Depuis, Anas multipliera ses audacieuses investigations, allant jusqu’en Thaïlande, se faisant passer pour un prêtre ghanéen venu prier pour des Ouest-africains (y compris des Ghanéens) condamnés à mort ou soumis à des sévices dans des prisons à Bangkok. Au Nigeria, en partenariat avec la chaîne britannique BBC, Anas révèle en 2015 les dessous d’un réseau de trafic de bébés, en se faisant passer, avec une autre journaliste d’investigation, pour un couple désespéré, incapable de concevoir et à la recherche d’enfants à adopter.
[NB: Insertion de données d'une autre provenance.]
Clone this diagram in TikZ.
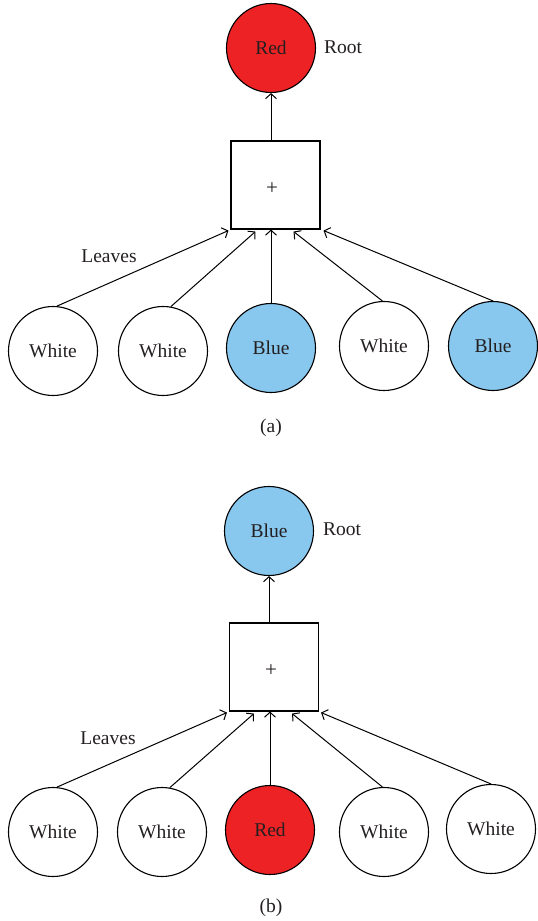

En général, au Ghana, les investigations d’Anas poussent à des actions et entraînent des conséquences pour les personnes mises en cause. C’est le cas d’une vingtaine de juges dont les actes de corruption ont été dévoilés en 2015. Plusieurs ont dû être suspendus de leurs postes.

Informé du contenu « Number12 », le président ghanéen Nana Akufo-Ado, a demandé, avant même sa diffusion au public, l’interpellation du Président de la fédération de football pour l’avoir cité comme destinataire d’une enveloppe de 5 millions de dollars de corruption. À son retour d’un voyage, Kwesi Nyantakyi sera brièvement interpellé à l’aéroport par la police criminelle  avant d’être libéré quelques instants plus tard. Le jeudi 7 juin, le gouvernement annonce la dissolution de la fédération de football. Dans la foulée, pour avoir reçu 600 dollars en amont d’un match, un arbitre kényan a perdu sa sélection pour la Coupe du Monde Russie 2018. Il comptera désormais parmi les « victimes » de « Tiger Eye », ainsi que bien d’autres.

À 48 ans, Anas est l’une des personnalités les plus influentes de son pays, avec comme devise, devenue populaire : « Dénoncer nommément, honnir et envoyer en prison ». Sur son site, le journaliste reprend, non sans fierté, des citations de célébrités comme Barack Obama, Desmond Tutu, Bill Gates et autres le félicitant pour son travail. Un travail, mais surtout une démarche de recours systématique à la caméra cachée, qui interroge de plus en plus la corporation des journalistes au Ghana, en Afrique et dans le monde. Seulement, malgré tout, « il obtient des résultats », salue son confrère et compatriote Emmanuel Dogbévi.